TEMPO.CO, Jakarta -Sekjen KIARA Susan Herawati, Perpres Nomor 60 Tahun 2020 terkait Teluk Jakarta wajib untuk dikritik karena isinya melegalkan proyek reklamasi di Teluk Jakarta, khususnya Pulau C, D, G dan N.
Padahal proyek reklamasi ini jelas-jelas telah melanggar hukum, merusak keberlanjutan sumber daya kelautan dan perikanan, serta menghancurkan penghidupan lebih dari 25 ribu nelayan di Teluk Jakarta dan di lebih dari 3.500 nelayan Kepulauan Seribu.
“Alih-alih memperlihatkan keberpihakannya kepada nelayan di Pesisir Jakarta, Kepulauan Seribu serta kelestarian sumber kelautan dan perikanan di Teluk Jakarta, Melalui Perpres ini Jokowi menunjukkan keberpihakannya kepada pengembang reklamasi yang akan menghancurkan masa depan Teluk Jakarta,” kata Susan.
Direktur WALHI Jakarta Barat Meiki Paendong menegaskan Perpres itu belum menunjukan semangat perlindungan lingkungan hidup dan ekologi yang utuh.
Kawasan perkotaan Jabodetabekjur masih dipandang sebagai kawasan strategis nasional dari sudut kepentingan ekonomi, yang pada akhirnya lingkungan hiduplah yang harus mengikuti.
Meiki meminta agar Perpres itu ditinjau ulang dengan tentunya lebih mengedepankan penerapan prinsip kehati-hatian sejak dini (Precautionary Principle) dan azas semangat perlindungan lingkungan hidup. Bukan hanya semata-mata untuk kepentingan ekonomi kapital.

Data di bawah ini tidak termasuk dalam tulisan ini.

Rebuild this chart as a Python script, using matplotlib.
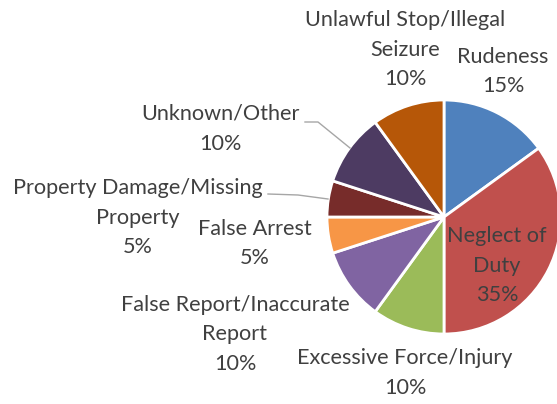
import numpy as np
import matplotlib.pyplot as plt

labels = ['Rudeness', 'Neglect of\nDuty', 'Excessive Force/Injury', 'False Report/Inaccurate\nReport',
          'False Arrest', 'Property Damage/Missing\nProperty', 'Unknown/Other', 'Unlawful Stop/Illegal\nSeizure']
values = [15, 35, 10, 10, 5, 5, 10, 10]
colors = ['#4F81BD', '#C0504D', '#9BBB59', '#8064A2', '#F79646', '#772C2A', '#4D3B62', '#B65708']

# centre of the first text line of each label, in pixels
label_pos = [(503, 57), (497, 236), (405, 358), (235, 305), (255, 229), (138, 188), (220, 114), (405, 20)]

W, H = 557, 404
cx, cy, r = 444, 217, 117
pitch = 29.5

fig = plt.figure(figsize=(W / 100, H / 100), dpi=100)
ax = fig.add_axes([(cx - r) / W, (H - cy - r) / H, 2 * r / W, 2 * r / H])
ax.pie(values, colors=colors, startangle=90, counterclock=False, radius=1,
       wedgeprops=dict(edgecolor='white', linewidth=2))
ax.set_xlim(-1, 1)
ax.set_ylim(-1, 1)
ax.set_aspect('auto')
ax.axis('off')

def to_data(px, py):
    return (px - cx) / r, (cy - py) / r

for lab, v, (px, py) in zip(labels, values, label_pos):
    lines = lab.split('\n') + [f'{v}%']
    for i, line in enumerate(lines):
        x, y = to_data(px, py + i * pitch)
        ax.text(x, y, line, ha='center', va='center', fontsize=15.6,
                family='Lato', color='#404040', clip_on=False)

# leader lines
leaders = [[(305, 122), (318, 122), (350, 148)],
           [(268, 194), (298, 195), (328, 199)]]
for pts in leaders:
    xs, ys = zip(*[to_data(*p) for p in pts])
    ax.plot(xs, ys, color='#A6A6A6', lw=1, clip_on=False)

fig.savefig('out.png', dpi=100)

Senada dengan Meki, Direktur WALHI Jakarta Tubagus Soleh Ahmadi mengatakan masyarakat tidak bisa berharap banyak dari Perpres itu, terutama dalam agenda pemulihan lingkungan hidup dan penyelamatan sumber-sumber kehidupan rakyat.
“Evaluasi pemerintah terhadap dirinya sendiri bahwa kejadian bencana ekologis selama ini tidak berarti apa-apa, karena aktivitas dari model pembangunan yang semakin berdampak pada kerentanan lingkungan hidup masih terus diizinkan berjalan,” ujar dia.